## Problem details
From the records below, please print only the lines from the one containing "Clone this chart in seaborn and matplotlib." through the one containing "anos = list(range(1958, 2025))", both included. Skip the pictures.

## Input rows
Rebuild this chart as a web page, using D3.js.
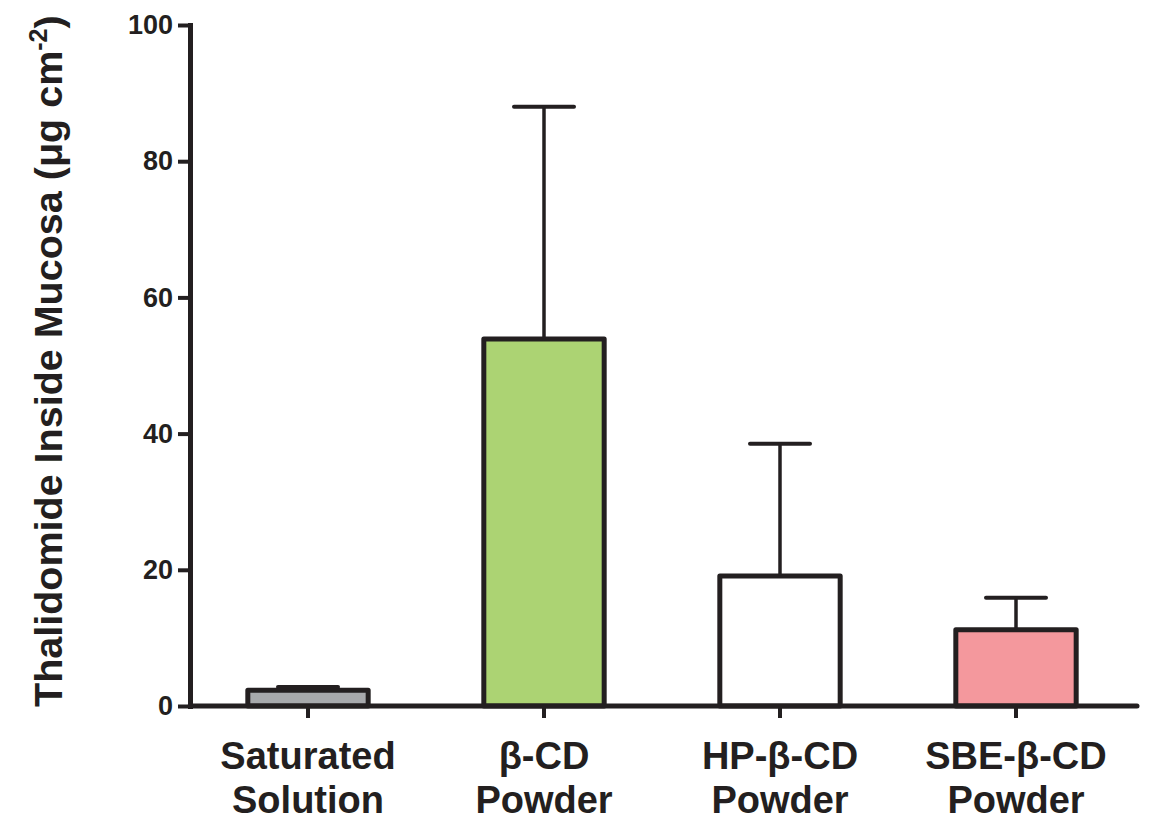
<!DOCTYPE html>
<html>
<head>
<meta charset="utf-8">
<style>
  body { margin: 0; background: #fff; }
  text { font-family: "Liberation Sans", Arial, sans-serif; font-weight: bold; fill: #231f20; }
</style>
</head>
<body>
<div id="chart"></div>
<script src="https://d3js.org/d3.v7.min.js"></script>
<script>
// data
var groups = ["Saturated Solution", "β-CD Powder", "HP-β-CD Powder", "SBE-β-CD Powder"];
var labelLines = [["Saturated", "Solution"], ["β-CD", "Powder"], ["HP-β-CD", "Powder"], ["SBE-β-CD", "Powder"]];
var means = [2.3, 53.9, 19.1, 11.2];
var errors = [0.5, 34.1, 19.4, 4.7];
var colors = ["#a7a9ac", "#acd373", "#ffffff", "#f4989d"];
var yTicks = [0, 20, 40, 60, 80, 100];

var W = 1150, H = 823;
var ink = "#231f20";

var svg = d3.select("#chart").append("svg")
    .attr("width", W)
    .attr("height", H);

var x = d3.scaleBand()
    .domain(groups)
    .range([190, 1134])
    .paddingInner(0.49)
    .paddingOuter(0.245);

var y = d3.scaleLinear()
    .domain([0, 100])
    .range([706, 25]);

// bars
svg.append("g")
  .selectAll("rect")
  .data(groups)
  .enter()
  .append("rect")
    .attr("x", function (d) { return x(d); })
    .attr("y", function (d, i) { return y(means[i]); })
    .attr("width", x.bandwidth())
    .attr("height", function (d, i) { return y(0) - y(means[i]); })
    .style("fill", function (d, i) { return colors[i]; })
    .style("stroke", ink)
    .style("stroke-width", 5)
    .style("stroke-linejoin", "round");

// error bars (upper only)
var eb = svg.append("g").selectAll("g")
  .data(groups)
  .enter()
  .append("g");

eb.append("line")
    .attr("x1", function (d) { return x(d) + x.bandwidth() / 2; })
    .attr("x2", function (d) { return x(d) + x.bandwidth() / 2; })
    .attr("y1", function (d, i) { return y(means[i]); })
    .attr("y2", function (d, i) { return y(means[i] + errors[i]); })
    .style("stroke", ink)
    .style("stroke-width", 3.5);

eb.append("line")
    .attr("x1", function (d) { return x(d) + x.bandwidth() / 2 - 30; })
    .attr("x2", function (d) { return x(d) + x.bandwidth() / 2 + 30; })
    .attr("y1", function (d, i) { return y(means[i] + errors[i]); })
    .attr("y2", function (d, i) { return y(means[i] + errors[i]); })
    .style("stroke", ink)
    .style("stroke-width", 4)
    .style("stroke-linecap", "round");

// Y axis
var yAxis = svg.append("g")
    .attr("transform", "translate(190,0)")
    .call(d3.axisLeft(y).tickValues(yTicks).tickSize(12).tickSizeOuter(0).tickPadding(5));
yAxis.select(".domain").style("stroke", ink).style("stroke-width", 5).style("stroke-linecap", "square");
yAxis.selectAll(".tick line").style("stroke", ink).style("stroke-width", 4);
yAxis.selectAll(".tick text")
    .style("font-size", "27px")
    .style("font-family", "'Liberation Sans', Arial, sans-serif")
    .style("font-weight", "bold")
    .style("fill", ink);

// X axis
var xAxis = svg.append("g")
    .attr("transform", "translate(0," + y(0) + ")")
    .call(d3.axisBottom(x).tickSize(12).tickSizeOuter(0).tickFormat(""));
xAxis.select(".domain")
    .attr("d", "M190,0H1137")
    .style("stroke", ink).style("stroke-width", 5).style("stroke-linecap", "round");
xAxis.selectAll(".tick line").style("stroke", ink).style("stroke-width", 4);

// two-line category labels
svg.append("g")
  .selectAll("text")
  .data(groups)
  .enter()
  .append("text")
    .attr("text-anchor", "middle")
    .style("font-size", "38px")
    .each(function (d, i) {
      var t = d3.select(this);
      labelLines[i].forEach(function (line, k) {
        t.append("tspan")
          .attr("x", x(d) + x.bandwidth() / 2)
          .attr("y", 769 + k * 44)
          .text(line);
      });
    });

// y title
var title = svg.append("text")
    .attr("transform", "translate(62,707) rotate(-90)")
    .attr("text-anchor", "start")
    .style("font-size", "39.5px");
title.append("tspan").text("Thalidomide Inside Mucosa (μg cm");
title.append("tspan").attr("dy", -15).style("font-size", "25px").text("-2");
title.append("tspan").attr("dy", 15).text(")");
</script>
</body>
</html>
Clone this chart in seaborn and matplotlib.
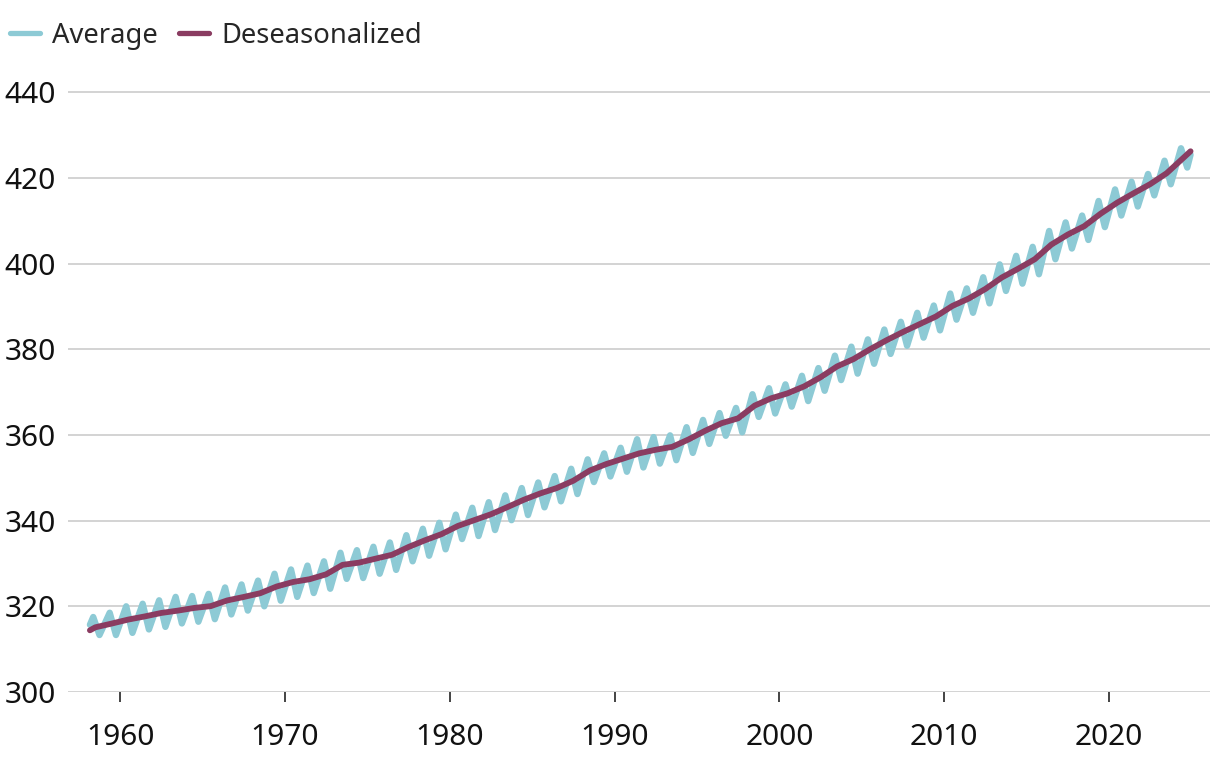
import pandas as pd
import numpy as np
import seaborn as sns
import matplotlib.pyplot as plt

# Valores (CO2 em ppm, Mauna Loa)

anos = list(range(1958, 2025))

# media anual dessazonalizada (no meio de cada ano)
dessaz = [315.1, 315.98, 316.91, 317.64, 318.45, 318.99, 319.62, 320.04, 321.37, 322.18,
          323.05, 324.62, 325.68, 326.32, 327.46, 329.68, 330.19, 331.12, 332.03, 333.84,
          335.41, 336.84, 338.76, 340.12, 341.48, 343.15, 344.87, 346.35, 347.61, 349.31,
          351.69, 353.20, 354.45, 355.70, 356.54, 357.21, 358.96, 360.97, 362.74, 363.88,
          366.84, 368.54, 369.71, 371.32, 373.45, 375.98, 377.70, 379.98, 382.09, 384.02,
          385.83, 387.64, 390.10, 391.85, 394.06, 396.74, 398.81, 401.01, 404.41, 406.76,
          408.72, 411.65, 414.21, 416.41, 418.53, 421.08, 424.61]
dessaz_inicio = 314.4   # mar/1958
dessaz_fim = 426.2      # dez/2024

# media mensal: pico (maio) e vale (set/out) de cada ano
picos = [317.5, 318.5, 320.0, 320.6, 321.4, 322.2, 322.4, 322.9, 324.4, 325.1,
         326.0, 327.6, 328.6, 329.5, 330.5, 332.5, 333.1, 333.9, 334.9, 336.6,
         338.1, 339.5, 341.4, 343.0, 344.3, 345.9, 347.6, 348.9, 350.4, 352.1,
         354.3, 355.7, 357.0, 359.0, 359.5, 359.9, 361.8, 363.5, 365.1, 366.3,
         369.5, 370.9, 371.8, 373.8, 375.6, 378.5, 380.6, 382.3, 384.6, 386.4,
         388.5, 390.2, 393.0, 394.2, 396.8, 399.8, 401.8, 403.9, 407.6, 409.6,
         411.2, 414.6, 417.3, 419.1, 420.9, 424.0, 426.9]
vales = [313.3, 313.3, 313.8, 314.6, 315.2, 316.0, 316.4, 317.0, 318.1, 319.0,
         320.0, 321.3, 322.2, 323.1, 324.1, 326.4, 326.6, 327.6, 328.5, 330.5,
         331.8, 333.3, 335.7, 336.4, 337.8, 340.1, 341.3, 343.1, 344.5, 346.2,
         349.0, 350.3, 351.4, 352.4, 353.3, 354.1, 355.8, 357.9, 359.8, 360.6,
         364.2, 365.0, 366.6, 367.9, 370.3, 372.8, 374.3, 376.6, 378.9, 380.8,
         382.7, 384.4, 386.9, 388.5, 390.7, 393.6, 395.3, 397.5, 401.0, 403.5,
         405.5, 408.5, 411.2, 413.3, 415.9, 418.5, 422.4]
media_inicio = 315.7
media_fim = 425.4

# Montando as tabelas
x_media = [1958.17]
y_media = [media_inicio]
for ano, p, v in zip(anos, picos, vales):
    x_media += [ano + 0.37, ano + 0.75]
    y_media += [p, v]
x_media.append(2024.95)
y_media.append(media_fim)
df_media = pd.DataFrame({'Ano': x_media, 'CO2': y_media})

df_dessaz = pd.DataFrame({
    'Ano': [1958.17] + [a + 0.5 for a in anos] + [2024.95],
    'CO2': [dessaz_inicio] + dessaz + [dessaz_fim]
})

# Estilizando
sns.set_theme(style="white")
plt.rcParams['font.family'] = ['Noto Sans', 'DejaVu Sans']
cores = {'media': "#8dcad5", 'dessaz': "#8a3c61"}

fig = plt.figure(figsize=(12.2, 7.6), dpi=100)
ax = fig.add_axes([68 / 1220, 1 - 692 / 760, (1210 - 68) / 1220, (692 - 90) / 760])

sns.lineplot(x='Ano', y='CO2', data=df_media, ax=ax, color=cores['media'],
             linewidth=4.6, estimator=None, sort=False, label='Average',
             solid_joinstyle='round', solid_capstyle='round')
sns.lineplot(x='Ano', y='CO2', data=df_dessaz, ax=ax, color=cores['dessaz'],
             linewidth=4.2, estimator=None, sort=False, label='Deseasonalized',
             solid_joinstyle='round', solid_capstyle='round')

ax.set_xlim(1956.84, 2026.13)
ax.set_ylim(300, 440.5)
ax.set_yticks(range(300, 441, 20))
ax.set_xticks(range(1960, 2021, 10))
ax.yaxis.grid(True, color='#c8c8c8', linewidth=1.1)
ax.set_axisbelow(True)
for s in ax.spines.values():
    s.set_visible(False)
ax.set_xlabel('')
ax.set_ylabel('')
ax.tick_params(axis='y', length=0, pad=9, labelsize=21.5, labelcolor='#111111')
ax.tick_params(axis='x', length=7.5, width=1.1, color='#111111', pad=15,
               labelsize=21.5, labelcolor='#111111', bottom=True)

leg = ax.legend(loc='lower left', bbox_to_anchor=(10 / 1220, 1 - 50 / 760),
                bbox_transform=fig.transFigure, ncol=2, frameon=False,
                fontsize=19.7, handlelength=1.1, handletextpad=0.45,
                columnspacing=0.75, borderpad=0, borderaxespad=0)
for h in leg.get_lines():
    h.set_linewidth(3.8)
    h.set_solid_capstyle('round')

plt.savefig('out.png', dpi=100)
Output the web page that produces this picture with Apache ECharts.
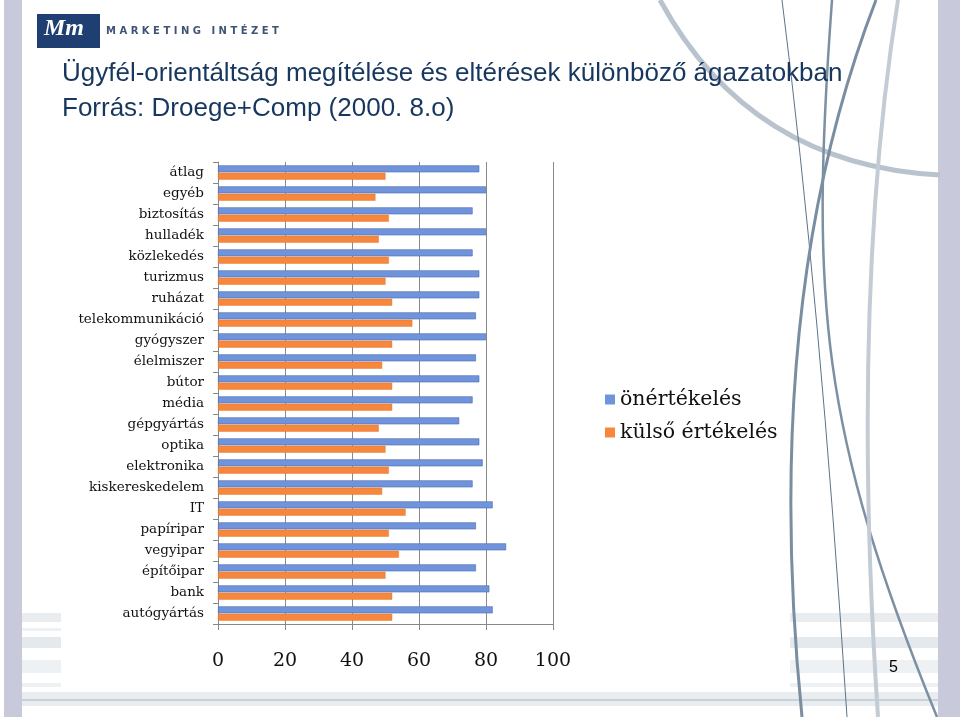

## Complete output
Clone this chart in seaborn and matplotlib.
import pandas as pd
import numpy as np
import seaborn as sns
import matplotlib.pyplot as plt

# Valores (CO2 em ppm, Mauna Loa)

anos = list(range(1958, 2025))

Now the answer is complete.